And when the stepping stones are wet that risk is increased even more? --- Well, yes, we have already covered that.”

  1. [40]
    Although, Dr Grigg accepted that the step down from the bottom step to the first stone is further than desirable, it is of no causative consequence in relation to the plaintiff’s first phase of securely reaching the first stone with her left foot.[45] 
  1. [41]
    It was the second phase of the plaintiff’s oblique movement toward the second stone that caused her grief when the sole of her left shoe slipped off the first stone. It is likely that the plaintiff’s left foot destabilised on the first stone as she obliquely turned and transferred her body weight while she simultaneously moved her right foot off the bottom step, and extended it toward the second stone. In this way her movement was dictated by the placement, arrangement and spacing of the stones vis-à-vis the stairs and each other. This seems to be what the plaintiff alluded to in a facsimile to the agents on 14 July 2010 in response to an exit report at the conclusion of the lease, when she wrote: ‘… I fell at the bottom of the stairs due to the slippery stepping stones so strategically placed there and broke my wrist’.
  1. [42]
    Therefore, it seems to me that the vertical and horizontal layout of the stones were causative factors in the unusual circumstances of the plaintiff’s hurried movement and footwear in the rainy and wet conditions.

Slip resistance

  1. [43]
    The plaintiff asserts that the stones were (a) slippery when wet; and/or (b) covered with a coating of mould or slime.
  1. [44]
    In his report dated 29 August 2016,[46]Dr Grigg carefully described the stones as follows:[47]

 11. Both of the stepping stones:

  1. (a)
    appeared to be the same metamorphic rock type.  Assuming that it is a local stone, they are most likely to be one of the “Barron River metamorphic” which lie immediately west of the Cairns Coastal Plain and include “phyllite, slate, mica schist, gray wacke, and sub grey wacke, with minor chert, quartzite, greenstone and conglomerates.  Although slate is one of the possibilities, the stepping stones did not have the evenly layered and cleaving structure of typical slate.
  2. (b)
    Had a rough cohesive surface and were non-fryable.
  3. (c)
    Had a largish central area with a consistent slope (see figures 2 and 3).
  4. (d)
    Under close scrutiny (confirmed with the use of a magnifying lens), had patches of light discolouration consistent with historic lichen/fungus growth.
  1. [45]
    The plaintiff is the only contemporary historian that said the stone was ‘slippery’ at the time.  She drew on her perception of how she lost her footing as she moved her right foot from the bottom step toward the second stone.[48]There was no other contemporaneous observations or testing.  She testified that her foot ‘slipped’ from the first stone that was ‘so slippery’ in the wet conditions.[49]This was after her initial step with her left foot from the bottom step onto the first stone without slippage.[50]It was raining pretty heavily, and she was ‘a bit hurried ….  hurrying a little bit, but not a great deal’.[51]She recalled that ‘it was all sloshy there and I had nice shoes on and I didn’t want to wet them’.[52]They were flat-soled shoes, with rippling at the heel and toe, but a flat and smooth centre sole.[53] 
  1. [46]
    While there is direct evidence, which I accept, that the plaintiff was negotiating the stones in the rain, the plaintiff also advocates for a finding that the plaintiff’s stones’ were not cleaned since January 2009 and were covered with a coating of mould or slime at the time of the incident.

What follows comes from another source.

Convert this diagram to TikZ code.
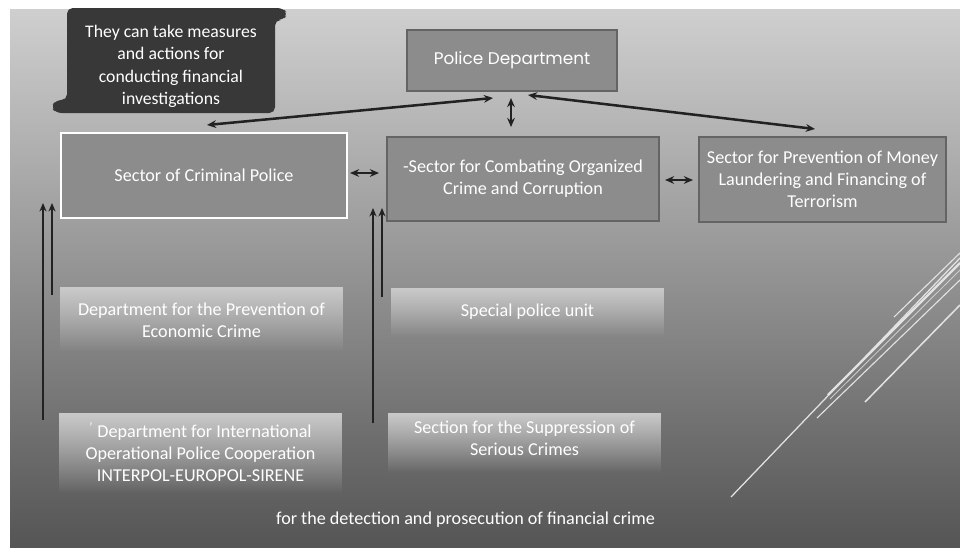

This is predicated upon circumstantial evidence and inferences that the stones were not pressured cleaned after January 2009, and had become mossy, mouldy or slimy at the commencement of the lease on 16 January 2010.[54]The plaintiff points to:
  1. photographs of the apparently uncleaned state of the adjacent driveway and front porch/veranda as at 15 or 16 January 2010,[55]and
  1. the Entry Condition Report only signed by the plaintiff on 21 January 2010, with the plaintiff’s note that the “Entry” (referring to the front porch/veranda) was “very dirty”.
  1. [47]
    The plaintiff also points to this evidence to discredit Mr Brophy, the female defendant, who testified that she pressure cleaned the two stones in January 2010 following a previous tenancy and before the start of the plaintiff’s lease in early January 2010.  Ms Brophy described that she spent three or four days cleaning the house and gardens, and also engaged contractors through her letting agent, Mr Barton.[56]She said that she cleaned both the interior and exterior of the house, including the stones using a Gerni borrowed from a friend.[57]She maintained her recollection that pieces flicked off the stones as she cleaned them.[58]I accept her evidence.
  1. [48]
    This evidence is consistent with an earlier Entry Condition Report signed on 16 January 2010, and the second Entry Condition Report signed on 21 January 2010, which both noted “All completely cleaned, paved areas water blasted, gardens just tidied/trimmed and mulched.”[59]And in the latter report the defendants’ agent noted that the “Balcony/Porch Deck” - “Back patio – all pressured cleaned including ceiling”.[60] 
  1. [49]
    There are no photographs clearly showing as to the presence of moss, mould or slime on the stones as at the commencement or duration of the lease. I am also unassisted by any expert evidence, since expert testing on the stones occurred years after the incident.
  1. [50]
    Even if the stones were not cleaned (or thoroughly cleaned) at the commencement of the lease, there is a dearth of evidence about moss, mould or slime on the stones, or even whether the stones were prone to any such build up by the time of the plaintiff’s slip and fall. Mr Hutton acknowledged that there was a particular mould problem with the pavers in an outdoor area at the rear of the premises. He couldn’t recall how often the stones needed cleaning, but thought it was “at least once a year”.[61]Ms Brophy testified that the stones were cleaned every 12 months, which she believed was sufficient.  I accept her evidence that she had thoroughly cleaned the two stepping stones in January of 2009, and again in January 2010, shortly before the commencement of the lease.
  1. [51]
    Ms Brophy testified that she never had or saw others experience stones being slippery when she lived in the house, including wet periods.[62]Similarly, Mr Hutton did not have or see others have trouble, or receive any complaints about with slipperiness on the stones, including during periods of “several big cyclones”.[63]
  1. [52]
    In January 2009, after the defendants moved out of the house, they received no complaint concerning the stones from the tenants who occupied the house until December 2009.[64] 
  1. [53]
    Further, the plaintiff herself made no complaint about the cleanliness, or build up of moss, mould or slime on the stones at any time during the tenancy before the incident.[65]The first time that the plaintiff communicated any issue with the stones was in a facsimile to the agents on 14 July 2010 in response to an exit report at the conclusion of the lease.  She stated: ‘… I fell at the bottom of the stairs due to the slippery stepping stones so strategically placed there and broke my wrist’.  Even so, there was no express assertion of mould, slime or the like. 
  1. [54]
    The defendants continued to rent the house without any modification to the stones after the plaintiff’s tenancy.[66]No complaints were received by the defendants or their agent, from the subsequent tenants before its sale in June 2015.[67]
  1. [55]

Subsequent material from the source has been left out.